START Data provided

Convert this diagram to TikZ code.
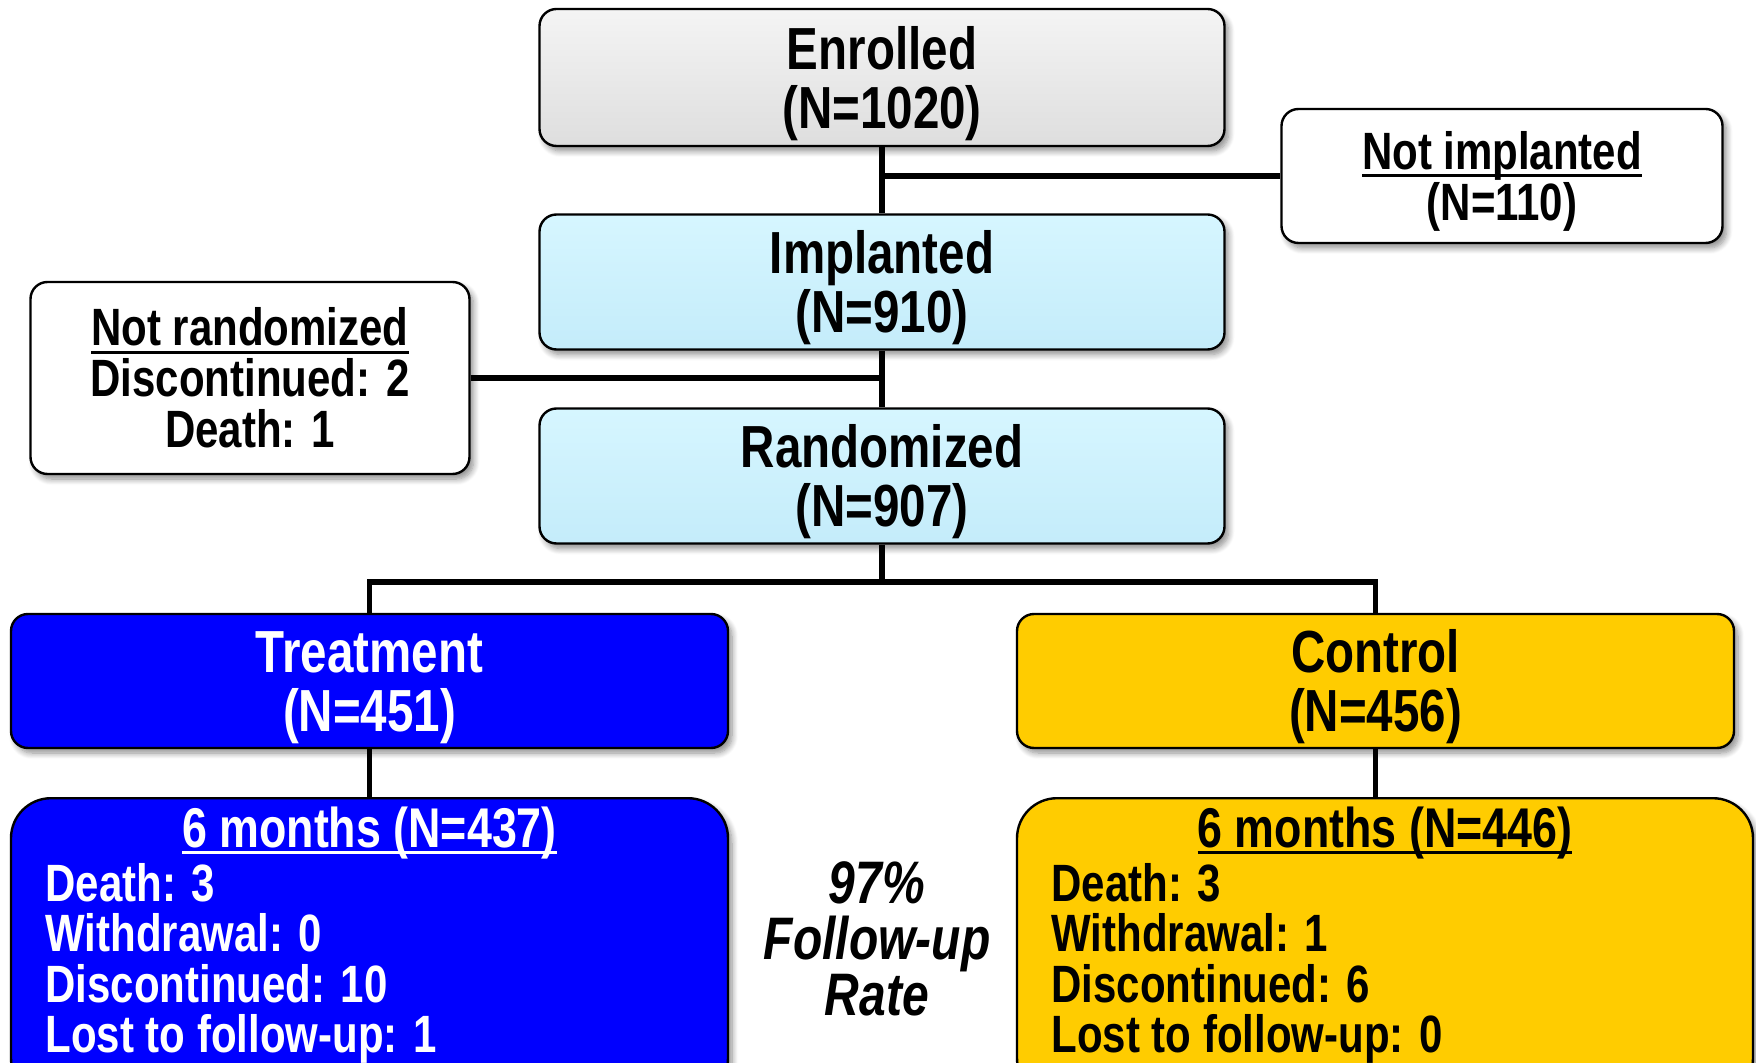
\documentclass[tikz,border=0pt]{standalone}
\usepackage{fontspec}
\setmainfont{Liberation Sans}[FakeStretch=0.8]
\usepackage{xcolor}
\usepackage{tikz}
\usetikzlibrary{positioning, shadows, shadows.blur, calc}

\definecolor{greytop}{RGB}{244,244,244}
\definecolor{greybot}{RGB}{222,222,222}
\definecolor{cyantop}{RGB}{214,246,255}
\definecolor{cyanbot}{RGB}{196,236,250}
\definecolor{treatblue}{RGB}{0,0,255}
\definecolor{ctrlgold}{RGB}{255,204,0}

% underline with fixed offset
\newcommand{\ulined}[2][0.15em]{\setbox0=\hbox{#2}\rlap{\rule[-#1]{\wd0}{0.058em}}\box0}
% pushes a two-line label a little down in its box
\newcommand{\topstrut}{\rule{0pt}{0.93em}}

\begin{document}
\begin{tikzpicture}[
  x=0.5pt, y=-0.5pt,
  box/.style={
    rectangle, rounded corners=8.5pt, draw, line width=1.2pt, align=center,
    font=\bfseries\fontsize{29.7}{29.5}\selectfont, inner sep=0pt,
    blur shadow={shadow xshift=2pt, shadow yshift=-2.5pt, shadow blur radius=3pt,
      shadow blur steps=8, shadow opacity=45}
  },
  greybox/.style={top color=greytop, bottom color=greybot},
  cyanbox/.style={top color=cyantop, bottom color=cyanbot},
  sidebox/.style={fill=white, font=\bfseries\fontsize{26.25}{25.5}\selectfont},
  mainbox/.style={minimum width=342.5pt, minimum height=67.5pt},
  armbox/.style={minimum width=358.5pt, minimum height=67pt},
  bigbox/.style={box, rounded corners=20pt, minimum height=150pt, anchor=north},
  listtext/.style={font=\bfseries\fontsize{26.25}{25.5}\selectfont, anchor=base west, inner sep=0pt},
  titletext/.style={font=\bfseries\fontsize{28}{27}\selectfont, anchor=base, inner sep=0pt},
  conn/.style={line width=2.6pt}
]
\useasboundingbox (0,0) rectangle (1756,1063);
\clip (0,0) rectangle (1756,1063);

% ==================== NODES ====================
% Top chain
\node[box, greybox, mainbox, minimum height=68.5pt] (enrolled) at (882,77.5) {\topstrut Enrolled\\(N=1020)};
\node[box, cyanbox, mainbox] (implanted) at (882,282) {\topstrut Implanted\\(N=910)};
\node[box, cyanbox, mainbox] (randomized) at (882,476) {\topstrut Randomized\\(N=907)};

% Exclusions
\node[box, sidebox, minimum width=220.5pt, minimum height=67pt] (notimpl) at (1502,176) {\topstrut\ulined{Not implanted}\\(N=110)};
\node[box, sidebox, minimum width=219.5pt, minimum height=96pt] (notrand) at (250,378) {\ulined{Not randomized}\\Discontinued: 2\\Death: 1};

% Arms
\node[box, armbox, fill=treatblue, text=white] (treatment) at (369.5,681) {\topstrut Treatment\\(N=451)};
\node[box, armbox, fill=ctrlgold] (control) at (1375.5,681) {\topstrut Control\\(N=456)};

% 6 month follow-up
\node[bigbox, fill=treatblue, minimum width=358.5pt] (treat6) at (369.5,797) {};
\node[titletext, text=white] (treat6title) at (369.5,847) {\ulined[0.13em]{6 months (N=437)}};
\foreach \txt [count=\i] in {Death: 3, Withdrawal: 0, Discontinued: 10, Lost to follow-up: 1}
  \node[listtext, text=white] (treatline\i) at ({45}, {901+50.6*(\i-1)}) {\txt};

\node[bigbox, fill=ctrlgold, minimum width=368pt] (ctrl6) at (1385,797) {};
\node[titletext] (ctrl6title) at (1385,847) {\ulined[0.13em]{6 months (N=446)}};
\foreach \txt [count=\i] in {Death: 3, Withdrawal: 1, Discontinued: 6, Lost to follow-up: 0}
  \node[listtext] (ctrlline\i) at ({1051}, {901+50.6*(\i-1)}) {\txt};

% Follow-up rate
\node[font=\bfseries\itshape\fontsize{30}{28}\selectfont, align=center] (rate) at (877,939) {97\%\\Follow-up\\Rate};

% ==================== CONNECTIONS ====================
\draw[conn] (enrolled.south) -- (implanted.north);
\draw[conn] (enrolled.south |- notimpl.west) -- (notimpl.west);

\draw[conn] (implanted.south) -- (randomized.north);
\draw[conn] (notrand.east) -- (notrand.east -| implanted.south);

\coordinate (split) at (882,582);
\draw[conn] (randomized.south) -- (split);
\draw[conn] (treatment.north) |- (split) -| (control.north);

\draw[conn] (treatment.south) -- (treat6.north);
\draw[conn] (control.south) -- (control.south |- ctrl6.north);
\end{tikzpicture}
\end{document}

END Data provided

Work required: Without the pictures, write out all of the material exactly.

Finished task:
Convert this diagram to TikZ code.
\documentclass[tikz,border=0pt]{standalone}
\usepackage{fontspec}
\setmainfont{Liberation Sans}[FakeStretch=0.8]
\usepackage{xcolor}
\usepackage{tikz}
\usetikzlibrary{positioning, shadows, shadows.blur, calc}

\definecolor{greytop}{RGB}{244,244,244}
\definecolor{greybot}{RGB}{222,222,222}
\definecolor{cyantop}{RGB}{214,246,255}
\definecolor{cyanbot}{RGB}{196,236,250}
\definecolor{treatblue}{RGB}{0,0,255}
\definecolor{ctrlgold}{RGB}{255,204,0}

% underline with fixed offset
\newcommand{\ulined}[2][0.15em]{\setbox0=\hbox{#2}\rlap{\rule[-#1]{\wd0}{0.058em}}\box0}
% pushes a two-line label a little down in its box
\newcommand{\topstrut}{\rule{0pt}{0.93em}}

\begin{document}
\begin{tikzpicture}[
  x=0.5pt, y=-0.5pt,
  box/.style={
    rectangle, rounded corners=8.5pt, draw, line width=1.2pt, align=center,
    font=\bfseries\fontsize{29.7}{29.5}\selectfont, inner sep=0pt,
    blur shadow={shadow xshift=2pt, shadow yshift=-2.5pt, shadow blur radius=3pt,
      shadow blur steps=8, shadow opacity=45}
  },
  greybox/.style={top color=greytop, bottom color=greybot},
  cyanbox/.style={top color=cyantop, bottom color=cyanbot},
  sidebox/.style={fill=white, font=\bfseries\fontsize{26.25}{25.5}\selectfont},
  mainbox/.style={minimum width=342.5pt, minimum height=67.5pt},
  armbox/.style={minimum width=358.5pt, minimum height=67pt},
  bigbox/.style={box, rounded corners=20pt, minimum height=150pt, anchor=north},
  listtext/.style={font=\bfseries\fontsize{26.25}{25.5}\selectfont, anchor=base west, inner sep=0pt},
  titletext/.style={font=\bfseries\fontsize{28}{27}\selectfont, anchor=base, inner sep=0pt},
  conn/.style={line width=2.6pt}
]
\useasboundingbox (0,0) rectangle (1756,1063);
\clip (0,0) rectangle (1756,1063);

% ==================== NODES ====================
% Top chain
\node[box, greybox, mainbox, minimum height=68.5pt] (enrolled) at (882,77.5) {\topstrut Enrolled\\(N=1020)};
\node[box, cyanbox, mainbox] (implanted) at (882,282) {\topstrut Implanted\\(N=910)};
\node[box, cyanbox, mainbox] (randomized) at (882,476) {\topstrut Randomized\\(N=907)};

% Exclusions
\node[box, sidebox, minimum width=220.5pt, minimum height=67pt] (notimpl) at (1502,176) {\topstrut\ulined{Not implanted}\\(N=110)};
\node[box, sidebox, minimum width=219.5pt, minimum height=96pt] (notrand) at (250,378) {\ulined{Not randomized}\\Discontinued: 2\\Death: 1};

% Arms
\node[box, armbox, fill=treatblue, text=white] (treatment) at (369.5,681) {\topstrut Treatment\\(N=451)};
\node[box, armbox, fill=ctrlgold] (control) at (1375.5,681) {\topstrut Control\\(N=456)};

% 6 month follow-up
\node[bigbox, fill=treatblue, minimum width=358.5pt] (treat6) at (369.5,797) {};
\node[titletext, text=white] (treat6title) at (369.5,847) {\ulined[0.13em]{6 months (N=437)}};
\foreach \txt [count=\i] in {Death: 3, Withdrawal: 0, Discontinued: 10, Lost to follow-up: 1}
  \node[listtext, text=white] (treatline\i) at ({45}, {901+50.6*(\i-1)}) {\txt};

\node[bigbox, fill=ctrlgold, minimum width=368pt] (ctrl6) at (1385,797) {};
\node[titletext] (ctrl6title) at (1385,847) {\ulined[0.13em]{6 months (N=446)}};
\foreach \txt [count=\i] in {Death: 3, Withdrawal: 1, Discontinued: 6, Lost to follow-up: 0}
  \node[listtext] (ctrlline\i) at ({1051}, {901+50.6*(\i-1)}) {\txt};

% Follow-up rate
\node[font=\bfseries\itshape\fontsize{30}{28}\selectfont, align=center] (rate) at (877,939) {97\%\\Follow-up\\Rate};

% ==================== CONNECTIONS ====================
\draw[conn] (enrolled.south) -- (implanted.north);
\draw[conn] (enrolled.south |- notimpl.west) -- (notimpl.west);

\draw[conn] (implanted.south) -- (randomized.north);
\draw[conn] (notrand.east) -- (notrand.east -| implanted.south);

\coordinate (split) at (882,582);
\draw[conn] (randomized.south) -- (split);
\draw[conn] (treatment.north) |- (split) -| (control.north);

\draw[conn] (treatment.south) -- (treat6.north);
\draw[conn] (control.south) -- (control.south |- ctrl6.north);
\end{tikzpicture}
\end{document}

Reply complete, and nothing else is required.